Whenever I travel somewhere by plane, I’m amazed at how tiny the world looks from above.
As you go higher and higher, it seems like all our superficial (and human-made) issues, problems, and challenges slip away.
I’ve been searching for things related to air travel and being 10,000-30,000 feet above ground to see if there was a name for this concept. Turns out there is something known as the “break-off” phenomenon that was studied by jet aviators over 60 years ago.
But, I realized I wasn’t thinking big—or high—enough.
Then I came across Carl Sagan’s famous reflections on the “pale blue dot” photo taken by the Voyager 1 space probe from 3.7 billion miles away.

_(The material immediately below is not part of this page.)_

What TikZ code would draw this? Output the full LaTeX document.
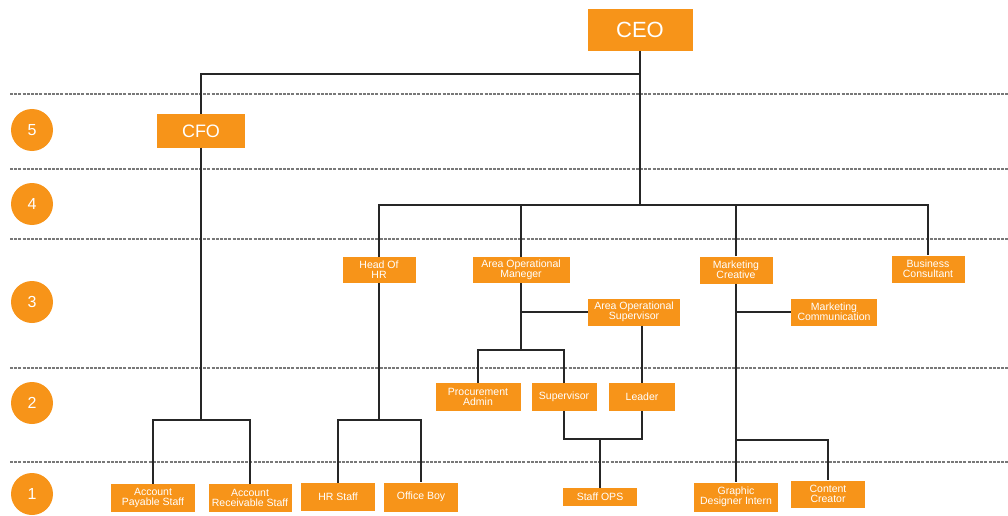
\documentclass[tikz,border=0pt]{standalone}
\usepackage{xcolor}
\usepackage{fontspec}
\setmainfont{Liberation Sans}
\usepackage{tikz}
\usetikzlibrary{positioning, calc}
\definecolor{rolecolor}{RGB}{247,148,25}
\definecolor{guidecolor}{RGB}{120,120,120}

\begin{document}
\begin{tikzpicture}[
    x=1pt, y=-1pt,
    role/.style={fill=rolecolor, text=white, inner sep=0pt, align=center, minimum height=27pt, font=\fontsize{10.5}{10}\selectfont},
    link/.style={line width=1.8pt, black!85},
    level/.style={circle, fill=rolecolor, text=white, minimum size=42pt, inner sep=0pt, font=\fontsize{16}{16}\selectfont},
    guide/.style={guidecolor, line width=1.3pt, dash pattern=on 3pt off 1.2pt}
]
    \useasboundingbox (0,0) rectangle (1008,516);

    % Level guides
    \foreach \y in {94,169,239,368,462}
        \draw[guide] (10,\y) -- (1008,\y);
    \foreach \n/\y in {5/130,4/204,3/302,2/403,1/494}
        \node[level] (lv\n) at (32,\y) {\n};

    % Roles
    \node[role, minimum width=105pt, minimum height=42pt, font=\fontsize{22}{22}\selectfont] (ceo) at (640,30) {CEO};
    \node[role, minimum width=88pt, minimum height=33pt, font=\fontsize{18}{18}\selectfont] (cfo) at (201,131) {CFO};
    \node[role, minimum width=73pt, minimum height=26pt] (hr) at (379,270) {Head Of\\HR};
    \node[role, minimum width=97pt, minimum height=26pt] (aom) at (521,270) {Area Operational\\Maneger};
    \node[role, minimum width=92pt] (aos) at (634,312) {Area Operational\\Supervisor};
    \node[role, minimum width=73pt] (mcr) at (736,270) {Marketing\\Creative};
    \node[role, minimum width=73pt] (bc) at (928,269) {Business\\Consultant};
    \node[role, minimum width=86pt] (mcom) at (834,312) {Marketing\\Communication};
    \node[role, minimum width=85pt, minimum height=28pt] (pa) at (478,397) {Procurement\\Admin};
    \node[role, minimum width=65pt, minimum height=28pt] (sup) at (564,397) {Supervisor};
    \node[role, minimum width=66pt, minimum height=28pt] (lead) at (642,397) {Leader};
    \node[role, minimum width=84pt, minimum height=28pt] (aps) at (153,498) {Account\\Payable Staff};
    \node[role, minimum width=83pt, minimum height=28pt] (ars) at (250,498) {Account\\Receivable Staff};
    \node[role, minimum width=74pt, minimum height=28pt] (hrs) at (338,497) {HR Staff};
    \node[role, minimum width=74pt, minimum height=29pt] (ob) at (421,497) {Office Boy};
    \node[role, minimum width=74pt, minimum height=18pt] (ops) at (600,497) {Staff OPS};
    \node[role, minimum width=84pt, minimum height=29pt] (gdi) at (736,497) {Graphic\\Designer Intern};
    \node[role, minimum width=74pt] (cc) at (828,494) {Content\\Creator};

    % Buses
    \coordinate (topbus) at (640,74);
    \coordinate (midbus) at (640,205);
    \coordinate (cfobus) at (201,420);
    \coordinate (hrbus) at (379,420);
    \coordinate (aombus) at (521,350);
    \coordinate (opsbus) at (600,439);
    \coordinate (mcrbus) at (736,440);

    % Links
    \draw[link] (ceo.south) -- (topbus) -| (cfo.north);
    \draw[link] (topbus) -- (midbus);
    \draw[link] (hr.north) |- (midbus) -| (bc.north);
    \draw[link] (aom.north) -- (aom.north |- midbus);
    \draw[link] (mcr.north) -- (mcr.north |- midbus);
    \draw[link] (cfo.south) -- (cfobus);
    \draw[link] (aps.north) |- (cfobus) -| (ars.north);
    \draw[link] (hr.south) -- (hrbus);
    \draw[link] (hrs.north) |- (hrbus) -| (ob.north);
    \draw[link] (aom.south) -- (aombus);
    \draw[link] (aos.west) -- (aos.west -| aom.south);
    \draw[link] (pa.north) |- (aombus) -| (sup.north);
    \draw[link] (lead.north) -- (lead.north |- aos.south);
    \draw[link] (sup.south) |- (opsbus);
    \draw[link] (lead.south) |- (opsbus);
    \draw[link] (opsbus) -- (ops.north);
    \draw[link] (mcr.south) -- (mcrbus);
    \draw[link] (mcom.west) -- (mcom.west -| mcr.south);
    \draw[link] (mcrbus) -- (gdi.north);
    \draw[link] (mcrbus) -| (cc.north);
\end{tikzpicture}
\end{document}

There are no borders or boundaries on our planet except those that we create in our minds or through human behaviors. All the ideas and concepts that divide us when we are on the surface begin to fade from orbit and the moon. The result is a shift in worldview, and in identity. — Frank White
What is the Earth Overview Effect that Inspires Astronauts?
The overview effect is a cognitive shift in awareness reported by some astronauts during spaceflight, often while viewing the Earth from outer space.(1)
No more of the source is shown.